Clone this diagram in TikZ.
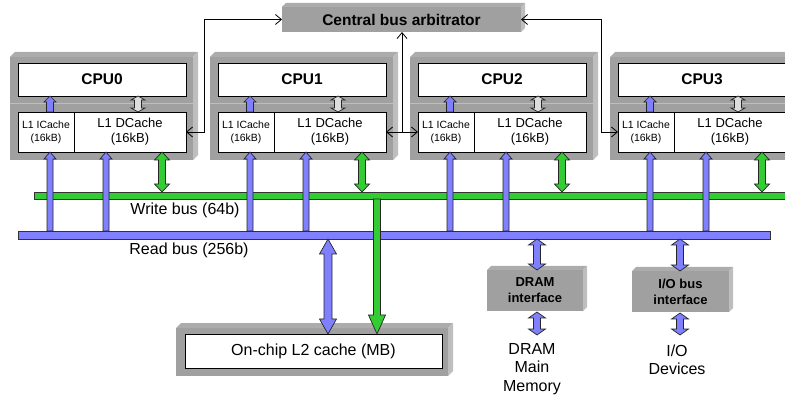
\documentclass[tikz,border=0pt]{standalone}
\usepackage{fontspec}
\setmainfont{Liberation Sans}
\usetikzlibrary{arrows.meta,calc}

\definecolor{busblue}{HTML}{8080FF}
\definecolor{busgreen}{HTML}{33CC33}
\definecolor{boxgray}{HTML}{A0A0A0}
\definecolor{boxtop}{HTML}{ACACAC}
\definecolor{boxside}{HTML}{BEBEBE}
\definecolor{portgray}{HTML}{DDDDDD}

\newcommand\cpufont{\fontsize{15.5}{18}\selectfont\bfseries}
\newcommand\dcfont{\fontsize{13}{15}\selectfont}
\newcommand\icfont{\fontsize{10.5}{13}\selectfont}
\newcommand\labfont{\fontsize{16}{18.5}\selectfont}
\newcommand\iffont{\fontsize{13}{16}\selectfont\bfseries}

\tikzset{
  front/.style={fill=boxgray, inner sep=0pt, outer sep=0pt},
  whitebox/.style={draw=black, line width=0.8pt, fill=white, inner sep=0pt, outer sep=0pt},
  busbar/.style={draw=black!80, line width=0.8pt, inner sep=0pt, outer sep=0pt, anchor=north west},
  arrowline/.style={draw=black!85, line width=0.7pt, line join=miter},
  barb/.tip={Straight Barb[length=6pt,width=10pt]},
  conn/.style={line width=0.8pt, barb-barb},
  oneway/.style={line width=0.8pt, -barb},
}

% top and right faces of a raised block: node name, depth
\newcommand\raised[2]{%
  \fill[boxtop] (#1.north west) -- ++(#2,-#2) -- ([shift={(#2,-#2)}]#1.north east) -- (#1.north east) -- cycle;
  \fill[boxside] (#1.north east) -- ++(#2,-#2) -- ([shift={(#2,-#2)}]#1.south east) -- (#1.south east) -- cycle;}

% vertical block arrows: fill, x, top y, bottom y, half shaft, half head, head length
\newcommand\fatboth[7]{%
  \filldraw[fill=#1, arrowline] (#2,#3) -- (#2+#6,#3+#7) -- (#2+#5,#3+#7) -- (#2+#5,#4-#7)
    -- (#2+#6,#4-#7) -- (#2,#4) -- (#2-#6,#4-#7) -- (#2-#5,#4-#7) -- (#2-#5,#3+#7) -- (#2-#6,#3+#7) -- cycle;}
\newcommand\fatup[7]{%
  \filldraw[fill=#1, arrowline] (#2,#3) -- (#2+#6,#3+#7) -- (#2+#5,#3+#7) -- (#2+#5,#4)
    -- (#2-#5,#4) -- (#2-#5,#3+#7) -- (#2-#6,#3+#7) -- cycle;}
\newcommand\fatdown[7]{%
  \filldraw[fill=#1, arrowline] (#2-#5,#3) -- (#2+#5,#3) -- (#2+#5,#4-#7) -- (#2+#6,#4-#7)
    -- (#2,#4) -- (#2-#6,#4-#7) -- (#2-#5,#4-#7) -- cycle;}

\begin{document}
\begin{tikzpicture}[x=1pt,y=-1pt]
\useasboundingbox (0,0) rectangle (785,398);
\clip (0,0) rectangle (785,398);

% central arbitrator
\node[front, minimum width=239, minimum height=25, font=\cpufont] (arb) at (401.5,19.5) {Central bus arbitrator};
\raised{arb}{4}

% four CPU tiles with their L1 caches
\foreach \i in {0,...,3}{
  \pgfmathsetmacro\ox{200*\i}
  \node[front, minimum width=183, minimum height=103, anchor=north west] (blk\i) at (10+\ox,57) {};
  \raised{blk\i}{5}
  \draw[boxside, line width=1pt] (10+\ox,103.5) -- (193+\ox,103.5);
  \node[whitebox, minimum width=168, minimum height=33, font=\cpufont] (cpu\i) at (102+\ox,79.5) {CPU\i};
  \node[whitebox, minimum width=56, minimum height=40, align=center, font=\icfont] (ic\i) at (46+\ox,132) {L1 ICache\\(16kB)};
  \node[whitebox, minimum width=112, minimum height=40, align=center, font=\dcfont] (dc\i) at (130+\ox,132) {L1 DCache\\(16kB)};
  \fatup{busblue}{50+\ox}{96}{112}{3.5}{6}{6}
  \fatboth{portgray}{138+\ox}{96}{112}{3.5}{7}{4}
}

% write bus
\node[busbar, fill=busgreen, minimum width=770, minimum height=7] (wbus) at (34,192) {};
\foreach \i in {0,...,3}{
  \pgfmathsetmacro\ox{200*\i}
  \fatboth{busgreen}{162+\ox}{152}{192}{3.5}{7.5}{8}
}
\node[font=\labfont] (wlab) at (185,210) {Write bus (64b)};

% read bus
\node[busbar, fill=busblue, minimum width=752, minimum height=8] (rbus) at (18,231) {};
\foreach \i in {0,...,3}{
  \pgfmathsetmacro\ox{200*\i}
  \fatup{busblue}{50+\ox}{152}{231}{3}{6}{7}
  \fatup{busblue}{106+\ox}{152}{231}{3}{6}{7}
}
\node[font=\labfont] (rlab) at (189,250) {Read bus (256b)};

% on-chip L2
\node[front, minimum width=272, minimum height=48, anchor=north west] (l2blk) at (176,328) {};
\raised{l2blk}{5}
\node[whitebox, minimum width=257, minimum height=34, font=\labfont] (l2) at (313.5,351) {On-chip L2 cache (MB)};
\fatboth{busblue}{328}{239}{334}{4}{8.5}{15}
\fatdown{busgreen}{377}{199}{334}{3.5}{8.5}{19}

% DRAM interface
\node[front, minimum width=96, minimum height=41, align=center, font=\iffont] (dram) at (535,290.5) {DRAM\\interface};
\raised{dram}{4}
\fatboth{busblue}{537}{239}{270}{3.5}{8.5}{6}
\fatboth{busblue}{537}{312}{335}{3.5}{8.5}{6}
\node[font=\labfont, align=center] (mem) at (532,369) {DRAM\\Main\\Memory};

% I/O bus interface
\node[front, minimum width=97, minimum height=41, align=center, font=\iffont] (iobus) at (680.5,291.5) {I/O bus\\interface};
\raised{iobus}{4}
\fatboth{busblue}{680}{239}{271}{3.5}{8.5}{6}
\fatboth{busblue}{680}{313}{335}{3.5}{8.5}{6}
\node[font=\labfont, align=center] (dev) at (677,360) {I/O\\Devices};

% arbitration request lines
\draw[conn] (dc0.east) -- ++(18,0) |- (arb.west);
\coordinate (mid) at ($(dc1.east)!0.5!(ic2.west)$);
\draw[conn] (dc1.east) -- (ic2.west);
\draw[oneway] (mid) -- (mid |- arb.south);
\draw[conn] (arb.east) -| ($(ic3.west)+(-17,0)$) -- (ic3.west);
\end{tikzpicture}
\end{document}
● ● ● ● ●
■ **GIVEN REQUEST**: Keep the pictures out of the copy and return the rest of the data above exactly.

■ **ANSWER BELOW**:
Clone this diagram in TikZ.
\documentclass[tikz,border=0pt]{standalone}
\usepackage{fontspec}
\setmainfont{Liberation Sans}
\usetikzlibrary{arrows.meta,calc}

\definecolor{busblue}{HTML}{8080FF}
\definecolor{busgreen}{HTML}{33CC33}
\definecolor{boxgray}{HTML}{A0A0A0}
\definecolor{boxtop}{HTML}{ACACAC}
\definecolor{boxside}{HTML}{BEBEBE}
\definecolor{portgray}{HTML}{DDDDDD}

\newcommand\cpufont{\fontsize{15.5}{18}\selectfont\bfseries}
\newcommand\dcfont{\fontsize{13}{15}\selectfont}
\newcommand\icfont{\fontsize{10.5}{13}\selectfont}
\newcommand\labfont{\fontsize{16}{18.5}\selectfont}
\newcommand\iffont{\fontsize{13}{16}\selectfont\bfseries}

\tikzset{
  front/.style={fill=boxgray, inner sep=0pt, outer sep=0pt},
  whitebox/.style={draw=black, line width=0.8pt, fill=white, inner sep=0pt, outer sep=0pt},
  busbar/.style={draw=black!80, line width=0.8pt, inner sep=0pt, outer sep=0pt, anchor=north west},
  arrowline/.style={draw=black!85, line width=0.7pt, line join=miter},
  barb/.tip={Straight Barb[length=6pt,width=10pt]},
  conn/.style={line width=0.8pt, barb-barb},
  oneway/.style={line width=0.8pt, -barb},
}

% top and right faces of a raised block: node name, depth
\newcommand\raised[2]{%
  \fill[boxtop] (#1.north west) -- ++(#2,-#2) -- ([shift={(#2,-#2)}]#1.north east) -- (#1.north east) -- cycle;
  \fill[boxside] (#1.north east) -- ++(#2,-#2) -- ([shift={(#2,-#2)}]#1.south east) -- (#1.south east) -- cycle;}

% vertical block arrows: fill, x, top y, bottom y, half shaft, half head, head length
\newcommand\fatboth[7]{%
  \filldraw[fill=#1, arrowline] (#2,#3) -- (#2+#6,#3+#7) -- (#2+#5,#3+#7) -- (#2+#5,#4-#7)
    -- (#2+#6,#4-#7) -- (#2,#4) -- (#2-#6,#4-#7) -- (#2-#5,#4-#7) -- (#2-#5,#3+#7) -- (#2-#6,#3+#7) -- cycle;}
\newcommand\fatup[7]{%
  \filldraw[fill=#1, arrowline] (#2,#3) -- (#2+#6,#3+#7) -- (#2+#5,#3+#7) -- (#2+#5,#4)
    -- (#2-#5,#4) -- (#2-#5,#3+#7) -- (#2-#6,#3+#7) -- cycle;}
\newcommand\fatdown[7]{%
  \filldraw[fill=#1, arrowline] (#2-#5,#3) -- (#2+#5,#3) -- (#2+#5,#4-#7) -- (#2+#6,#4-#7)
    -- (#2,#4) -- (#2-#6,#4-#7) -- (#2-#5,#4-#7) -- cycle;}

\begin{document}
\begin{tikzpicture}[x=1pt,y=-1pt]
\useasboundingbox (0,0) rectangle (785,398);
\clip (0,0) rectangle (785,398);

% central arbitrator
\node[front, minimum width=239, minimum height=25, font=\cpufont] (arb) at (401.5,19.5) {Central bus arbitrator};
\raised{arb}{4}

% four CPU tiles with their L1 caches
\foreach \i in {0,...,3}{
  \pgfmathsetmacro\ox{200*\i}
  \node[front, minimum width=183, minimum height=103, anchor=north west] (blk\i) at (10+\ox,57) {};
  \raised{blk\i}{5}
  \draw[boxside, line width=1pt] (10+\ox,103.5) -- (193+\ox,103.5);
  \node[whitebox, minimum width=168, minimum height=33, font=\cpufont] (cpu\i) at (102+\ox,79.5) {CPU\i};
  \node[whitebox, minimum width=56, minimum height=40, align=center, font=\icfont] (ic\i) at (46+\ox,132) {L1 ICache\\(16kB)};
  \node[whitebox, minimum width=112, minimum height=40, align=center, font=\dcfont] (dc\i) at (130+\ox,132) {L1 DCache\\(16kB)};
  \fatup{busblue}{50+\ox}{96}{112}{3.5}{6}{6}
  \fatboth{portgray}{138+\ox}{96}{112}{3.5}{7}{4}
}

% write bus
\node[busbar, fill=busgreen, minimum width=770, minimum height=7] (wbus) at (34,192) {};
\foreach \i in {0,...,3}{
  \pgfmathsetmacro\ox{200*\i}
  \fatboth{busgreen}{162+\ox}{152}{192}{3.5}{7.5}{8}
}
\node[font=\labfont] (wlab) at (185,210) {Write bus (64b)};

% read bus
\node[busbar, fill=busblue, minimum width=752, minimum height=8] (rbus) at (18,231) {};
\foreach \i in {0,...,3}{
  \pgfmathsetmacro\ox{200*\i}
  \fatup{busblue}{50+\ox}{152}{231}{3}{6}{7}
  \fatup{busblue}{106+\ox}{152}{231}{3}{6}{7}
}
\node[font=\labfont] (rlab) at (189,250) {Read bus (256b)};

% on-chip L2
\node[front, minimum width=272, minimum height=48, anchor=north west] (l2blk) at (176,328) {};
\raised{l2blk}{5}
\node[whitebox, minimum width=257, minimum height=34, font=\labfont] (l2) at (313.5,351) {On-chip L2 cache (MB)};
\fatboth{busblue}{328}{239}{334}{4}{8.5}{15}
\fatdown{busgreen}{377}{199}{334}{3.5}{8.5}{19}

% DRAM interface
\node[front, minimum width=96, minimum height=41, align=center, font=\iffont] (dram) at (535,290.5) {DRAM\\interface};
\raised{dram}{4}
\fatboth{busblue}{537}{239}{270}{3.5}{8.5}{6}
\fatboth{busblue}{537}{312}{335}{3.5}{8.5}{6}
\node[font=\labfont, align=center] (mem) at (532,369) {DRAM\\Main\\Memory};

% I/O bus interface
\node[front, minimum width=97, minimum height=41, align=center, font=\iffont] (iobus) at (680.5,291.5) {I/O bus\\interface};
\raised{iobus}{4}
\fatboth{busblue}{680}{239}{271}{3.5}{8.5}{6}
\fatboth{busblue}{680}{313}{335}{3.5}{8.5}{6}
\node[font=\labfont, align=center] (dev) at (677,360) {I/O\\Devices};

% arbitration request lines
\draw[conn] (dc0.east) -- ++(18,0) |- (arb.west);
\coordinate (mid) at ($(dc1.east)!0.5!(ic2.west)$);
\draw[conn] (dc1.east) -- (ic2.west);
\draw[oneway] (mid) -- (mid |- arb.south);
\draw[conn] (arb.east) -| ($(ic3.west)+(-17,0)$) -- (ic3.west);
\end{tikzpicture}
\end{document}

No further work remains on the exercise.